Questo il filo rosso che ha caratterizzato la presentazione al Cottolengo, sabato 16 aprile del volume «Il cortile dietro le sbarre: il mio oratorio al Ferrante Aporti» (editrice Elledici), curato da Marina Lomunno, redattrice de La Voce del Popolo. Una presentazione del libro-intervista al salesiano don Domenico Ricca, dal 1979 cappellano del Ferrante, segnata da una partecipazione eccezionale: quella di due delle monache di clausura del Monastero San Giuseppe in rappresentanza delle 11 consorelle che hanno contribuito all’ultimo capitolo del volume scrivendo ai ragazzi cosa significa per loro, che hanno scelto di vivere dietro le grate, la libertà. Per poco più di due ore suor Lara e suor Cristina sono state autorizzate al lasciare la clausura per ascoltare la storia dell’esperienza di don Ricca al Ferrante raccontata nel libro e per spiegare il significato del loro intervento nel volume. All’incontro sono intervenuti anche l’autrice, il direttore generale dell’Elledici don Pietro Mellano, la cottolenghina suor Giuliana Galli che ha anche portato il saluto della madre generale suor Elda Pezzuto; presente anche il padre generale della Piccola Casa, don Lino Piano. Ma è stata la partecipazione delle religiose contemplative che più ha richiamato l’importanza nell’anno del Giubileo della Misericordia di offrire un segno concreto di speranza a chi, come i ragazzi del carcere minorile torinese Ferrante Aporti, guarda al futuro con fatica, rabbia o rassegnazione. Se i proventi dei diritti d’autore sono devoluti in borse di studio e lavoro per il reinserimento dei ragazzi del Ferrante, le presentazioni del libro sono infatti anche occasioni per sensibilizzare sui temi del disagio minorile e dell’educazione, su quell’appello a impegnarsi verso i piccoli più in difficoltà che con il Giubileo il Papa ha voluto rilanciare e che l’Arcivescovo mons. Cesare Nosiglia ha raccolto aprendo, oltre a quella della Cattedrale, due Porte Sante proprio al Cottolengo e al Ferrante Aporti.

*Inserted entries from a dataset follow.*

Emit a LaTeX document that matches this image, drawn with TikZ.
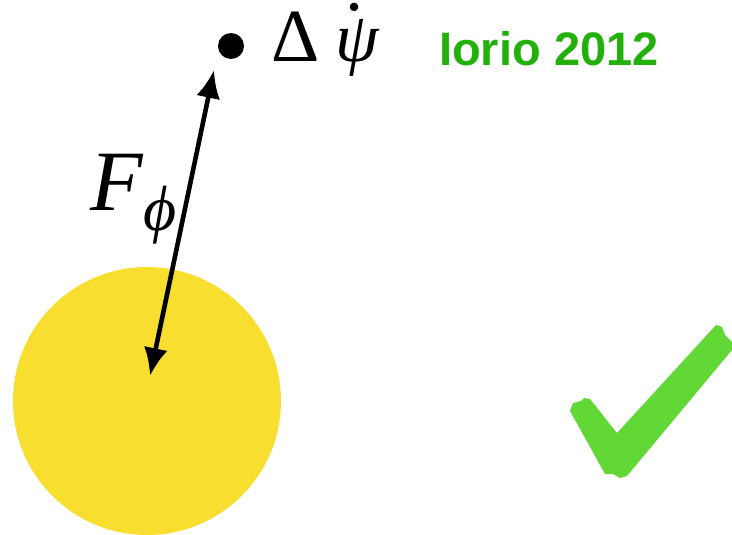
\documentclass[tikz,border=0pt]{standalone}
\usepackage{fontspec}
\setmainfont{Liberation Serif}
\newfontfamily\labelsans{Liberation Sans}
\usetikzlibrary{arrows.meta}
\definecolor{sunyellow}{HTML}{F8DE2E}
\definecolor{titlegreen}{HTML}{22B00A}
\definecolor{checkgreen}{HTML}{62D836}
\tikzset{
  sun/.style={circle,fill=sunyellow,minimum size=268pt,inner sep=0pt},
  dotnode/.style={circle,fill=black,minimum size=26pt,inner sep=0pt},
  forcearrow/.style={line width=4.6pt,{Latex[length=28pt,width=24pt]}-{Latex[length=28pt,width=24pt]}},
  serifbig/.style={inner sep=0pt,anchor=base west},
}
\begin{document}
\begin{tikzpicture}[x=1pt,y=-1pt]
\useasboundingbox (0,0) rectangle (732,535);
\node[sun] (sun) at (147,401) {};
\node[dotnode] (dot) at (231,46) {};
\coordinate (top) at (214,70);
\coordinate (bot) at (150,376);
\draw[forcearrow] (top) -- (bot);
\node[serifbig,font=\fontsize{75}{75}\selectfont] (psi) at (271,62) {Δ\kern0.22em{\itshape\fontsize{70}{70}\selectfont ψ\llap{\smash{\raisebox{0.74em}{.}}\kern0.2em}}};
\node[serifbig,font=\fontsize{86}{86}\selectfont\itshape] (F) at (90,210) {F};
\node[serifbig,font=\fontsize{64}{64}\selectfont\itshape] (phi) at (143,230) {ϕ};
\node[inner sep=0pt,anchor=base west,text=titlegreen,font=\labelsans\bfseries\fontsize{47}{47}\selectfont] (iorio) at (439,66) {Iorio 2012};
\fill[checkgreen] (570,411) -- (573,403) -- (581,401) -- (584,398) -- (590,399)
  -- (617,433) -- (716,325) -- (722,327) -- (725,335) -- (732,342) -- (732,350)
  -- (627,476) -- (620,478) -- (613,474) -- (605,474) -- cycle;
\end{tikzpicture}
\end{document}
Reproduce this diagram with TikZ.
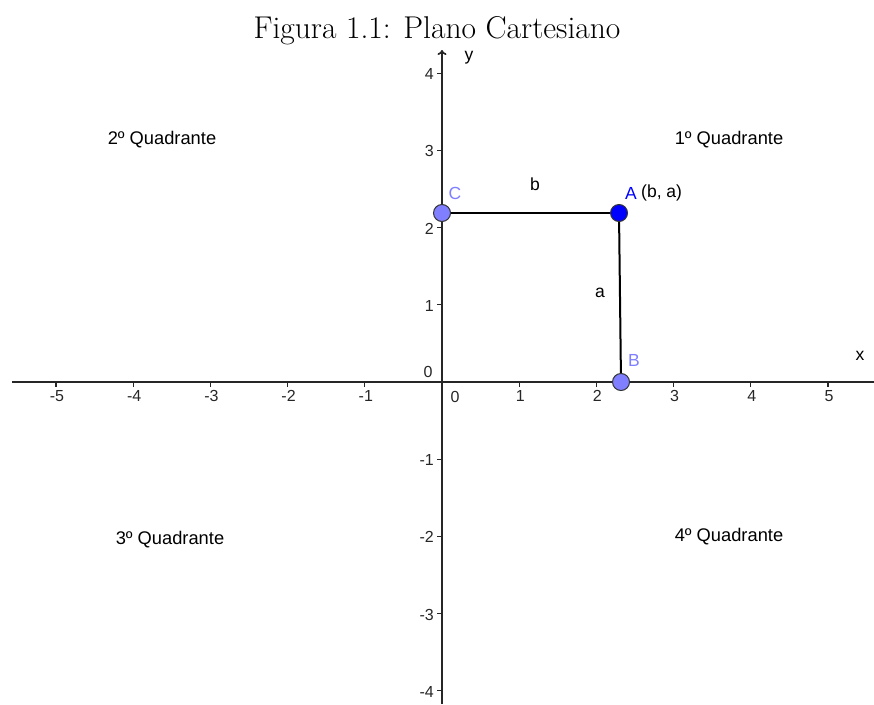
\documentclass[tikz,border=0pt]{standalone}
\usepackage{fontspec}
\newfontfamily\ggb{Liberation Sans}
\usetikzlibrary{arrows.meta}
\definecolor{ptlight}{HTML}{7F7FFF}
\definecolor{ptdark}{HTML}{0000FF}
\begin{document}
\begin{tikzpicture}[x=1pt,y=-1pt,
  axis/.style={line width=1.7pt,black!85},
  tickmark/.style={line width=1.2pt,black!85},
  ticklab/.style={font=\ggb\fontsize{16}{18}\selectfont,text=black!85,inner sep=0pt},
  lab/.style={font=\ggb\fontsize{17.5}{19}\selectfont,inner sep=0pt},
  quad/.style={font=\ggb\fontsize{18.3}{20}\selectfont,inner sep=0pt},
  seg/.style={line width=2pt,black},
  ptl/.style={circle,fill=ptlight,draw=black!80,line width=1pt,minimum size=17pt,inner sep=0pt},
  ptd/.style={circle,fill=ptdark,draw=black!80,line width=1pt,minimum size=17pt,inner sep=0pt}]
\useasboundingbox (0,0) rectangle (874,704);
\node[font=\fontsize{31.5}{34}\selectfont,inner sep=0pt] (title) at (437,31) {Figura 1.1: Plano Cartesiano};
% axes
\coordinate (xl) at (12,382);
\coordinate (xr) at (874,382);
\coordinate (yb) at (442,704);
\coordinate (yt) at (442,50);
\draw[axis] (xl) -- (xr);
\draw[axis,-{To[length=5pt,width=9pt]}] (yb) -- (yt);
% x ticks
\foreach \i in {-5,-4,-3,-2,-1,1,2,3,4,5}{
  \draw[tickmark] (442+77.2*\i,382) -- (442+77.2*\i,387);
  \node[ticklab,anchor=north] at (443+77.2*\i,390) {\i};
}
% y ticks
\foreach \j in {-4,-3,-2,-1,1,2,3,4}{
  \draw[tickmark] (442,382-77.2*\j) -- (437,382-77.2*\j);
  \node[ticklab,anchor=east] at (434,383-77.2*\j) {\j};
}
\node[ticklab] (o1) at (428,372) {0};
\node[ticklab] (o2) at (455,397) {0};
\node[lab] (xlab) at (860,356) {x};
\node[lab] (ylab) at (469,58) {y};
% quadrants
\node[quad] (q1) at (729,140) {1º Quadrante};
\node[quad] (q2) at (162,140) {2º Quadrante};
\node[quad] (q3) at (170,540) {3º Quadrante};
\node[quad] (q4) at (729,537) {4º Quadrante};
% points
\coordinate (Cp) at (442,213);
\coordinate (Ap) at (619,213);
\coordinate (Bp) at (621,382);
\draw[seg] (Cp) -- (Ap);
\draw[seg] (Ap) -- (Bp);
\node[ptl] (C) at (Cp) {};
\node[ptd] (A) at (Ap) {};
\node[ptl] (B) at (Bp) {};
\node[lab,text=ptlight] (Clab) at (455,193) {C};
\node[lab,text=ptdark] (Alab) at (631,193) {A};
\node[lab,anchor=west] (Acoord) at (641,193) {(b, a)};
\node[lab] (blab) at (535,184) {b};
\node[lab] (alab) at (600,293) {a};
\node[lab,text=ptlight] (Blab) at (634,360) {B};
\end{tikzpicture}
\end{document}
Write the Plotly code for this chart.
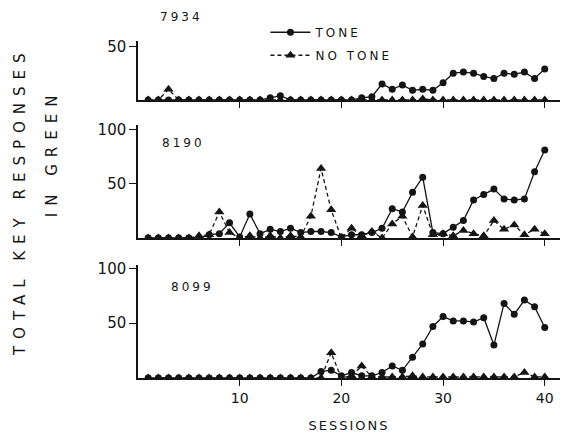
import plotly.graph_objects as go

sessions = list(range(1, 41))

# Bird 7934
tone_7934 = [0, 0, 0, 0, 0, 0, 0, 0, 0, 0, 0, 0, 2, 4, 0, 0, 0, 0, 0, 0,
             0, 2, 3, 15, 10, 14, 9, 10, 9, 16, 25, 26, 25, 22, 20, 25, 24, 26, 20, 29]
notone_7934 = [0, 0, 10, 0, 0, 0, 0, 0, 0, 0, 0, 0, 0, 0, 0, 0, 0, 0, 0, 0,
               0, 0, 0, 0, 0, 0, 0, 1, 0, 0, 0, 0, 0, 0, 0, 0, 0, 0, 0, 0]
# Bird 8190
tone_8190 = [0, 0, 0, 0, 0, 0, 3, 4, 14, 1, 22, 4, 8, 6, 9, 5, 6, 6, 5, 1,
             3, 3, 5, 9, 27, 24, 42, 56, 5, 4, 10, 16, 35, 40, 45, 36, 35, 36, 61, 81]
notone_8190 = [0, 0, 0, 0, 0, 2, 3, 24, 5, 0, 2, 0, 2, 0, 2, 1, 20, 64, 26, 0,
               9, 2, 6, 0, 13, 20, 1, 30, 3, 4, 2, 7, 4, 2, 16, 8, 12, 3, 8, 4]
# Bird 8099
tone_8099 = [0, 0, 0, 0, 0, 0, 0, 0, 0, 0, 0, 0, 0, 0, 0, 0, 0, 6, 7, 2,
             5, 2, 2, 5, 11, 7, 19, 31, 47, 56, 52, 52, 51, 55, 30, 68, 58, 71, 65, 46]
notone_8099 = [0, 0, 0, 0, 0, 0, 0, 0, 0, 0, 0, 0, 0, 0, 0, 0, 0, 0, 23, 0,
               2, 11, 1, 1, 1, 1, 2, 1, 1, 1, 1, 1, 1, 1, 1, 1, 1, 5, 1, 1]

birds = ["7934", "8190", "8099"]
tone_series = [tone_7934, tone_8190, tone_8099]
notone_series = [notone_7934, notone_8190, notone_8099]
y_ranges = [[0, 55], [0, 104], [0, 103]]
y_ticks = [[50], [50, 100], [50, 100]]
x_ticks = [10, 20, 30, 40]

INK = "#141414"
FONT = "DejaVu Sans"


def spaced(s, px):
    return '<span style="letter-spacing:%dpx">%s</span>' % (px, s)


fig = go.Figure()

# plot area 138..560 px horizontally, 41..378 px vertically
domains = [[0.825, 1.0], [0.4154, 0.7507], [0.0, 0.3353]]

for i in range(3):
    ax = "" if i == 0 else str(i + 1)
    fig.add_trace(go.Scatter(
        x=sessions, y=tone_series[i], mode="lines+markers",
        name=spaced("TONE", 3), legendgroup="tone", showlegend=(i == 0),
        line=dict(color=INK, width=1.3),
        marker=dict(symbol="circle", size=7, color=INK),
        xaxis="x" + ax, yaxis="y" + ax))
    fig.add_trace(go.Scatter(
        x=sessions, y=notone_series[i], mode="lines+markers",
        name=spaced("NO TONE", 3), legendgroup="notone", showlegend=(i == 0),
        line=dict(color=INK, width=1.3, dash="4px,3px"),
        marker=dict(symbol="triangle-up", size=9, color=INK),
        xaxis="x" + ax, yaxis="y" + ax))

    xa = dict(domain=[0, 1], range=[0, 41.5], anchor="y" + ax,
              showline=True, linecolor=INK, linewidth=1.5,
              ticks="outside", ticklen=6, tickwidth=1.3, tickcolor=INK,
              tickvals=x_ticks, showgrid=False, zeroline=False,
              showticklabels=(i == 2),
              tickfont=dict(family=FONT, size=14, color=INK))
    ya = dict(domain=domains[i], range=y_ranges[i], anchor="x" + ax,
              showline=True, linecolor=INK, linewidth=1.5,
              ticks="outside", ticklen=7, tickwidth=1.3, tickcolor=INK,
              tickvals=y_ticks[i], showgrid=False, zeroline=False,
              tickfont=dict(family=FONT, size=15, color=INK))
    if i == 2:
        xa["title"] = dict(
            text=spaced("SESSIONS", 2),
            font=dict(family=FONT, size=13, color=INK), standoff=16)
    fig.update_layout(**{"xaxis" + ax: xa, "yaxis" + ax: ya})

label_pos = [(0.102, 1.071), (0.107, 0.697), (0.130, 0.270)]
for name, (lx, ly) in zip(birds, label_pos):
    fig.add_annotation(
        x=lx, y=ly, xref="paper", yref="paper", showarrow=False,
        xanchor="center", yanchor="middle",
        text=spaced(name, 3),
        font=dict(family=FONT, size=12, color=INK))

fig.add_annotation(
    x=-0.2796, y=0.525, xref="paper", yref="paper", showarrow=False,
    xanchor="center", yanchor="middle", textangle=-90,
    text=spaced("TOTAL KEY RESPONSES", 7),
    font=dict(family=FONT, size=15, color=INK))
fig.add_annotation(
    x=-0.2038, y=0.67, xref="paper", yref="paper", showarrow=False,
    xanchor="center", yanchor="middle", textangle=-90,
    text=spaced("IN GREEN", 7),
    font=dict(family=FONT, size=15, color=INK))

fig.update_layout(
    width=565, height=436,
    margin=dict(l=138, r=5, t=41, b=58),
    paper_bgcolor="white", plot_bgcolor="white",
    showlegend=True,
    legend=dict(x=0.302, y=1.069, xanchor="left", yanchor="top",
                bgcolor="rgba(0,0,0,0)", itemwidth=40,
                font=dict(family=FONT, size=12, color=INK),
                tracegroupgap=4),
)

fig.write_html(
    "out.html",
    config={"displayModeBar": False},
    post_script="document.body.style.margin='0px';document.body.style.padding='0px';",
)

«Per me oggi – racconta emozionata suor Cristina – è un giorno speciale e lo è stato anche rispondere alle domande per i ragazzi. Il nostro monastero è nato da una esperienza di conversione di alcune ragazze e ha quindi da sempre un’attenzione per le fatiche dei giovani: ecco scrivere a loro, pensare di aiutarli attraverso il libro è un modo per completare il nostro impegno di preghiera, è stato dare un volto...». «Per me – ha commentato don Ricca – essere qui è una occasione per ringraziare le suore di quel pezzo di libro che ci hanno regalato»  e cita il messaggio che la decana del monastero suor Maria del Sacro Cuore, 96 anni, ha dato ai suoi ragazzi: «Li prendo per mano uno per uno come fratellini per portarli a Gesù, portarli a Dio, a Colui che ci ha creato. Siamo tutti figli di Dio, cari a Dio che dice a ciascuno di noi ‘tu sei prezioso ai miei occhi’. Dio guarda al positivo, l’occhio di Dio è sempre sul positivo». Positivo che abita il cuore di ciascuno così come il carcere che può essere esperienza interiore di tanti, esperienza di fatica, di assenza di libertà come ha ricordato suor Lara: «Ai ragazzi del Ferrante direi che per uscire dalle sbarre bisogna guardarsi dentro». Uno sguardo che è responsabilità di tutti perché come ha ricordato l’autrice «tutti potremmo essere i genitori di questi giovani, tutti possiamo fare qualcosa per loro». Tutti, anche i lettori, coinvolti in quel circolo virtuoso di bene che come ha sottolineato don Mellano, nello spirito dell’editrice e secondo il carisma salesiano, il libro vuole alimentare. Ed è la stessa testimonianza di don Ricca come emerge pagina dopo pagina a ribadirlo: la scelta del Ferrante è stata per lui un’opportunità, la risposta a un «se ti va», a un’occasione che come tante poi non si ripresentano ed è questo uno dei messaggi  che i giovani devono capire, anche nelle situazioni più difficili bisogna decidersi e ripartire.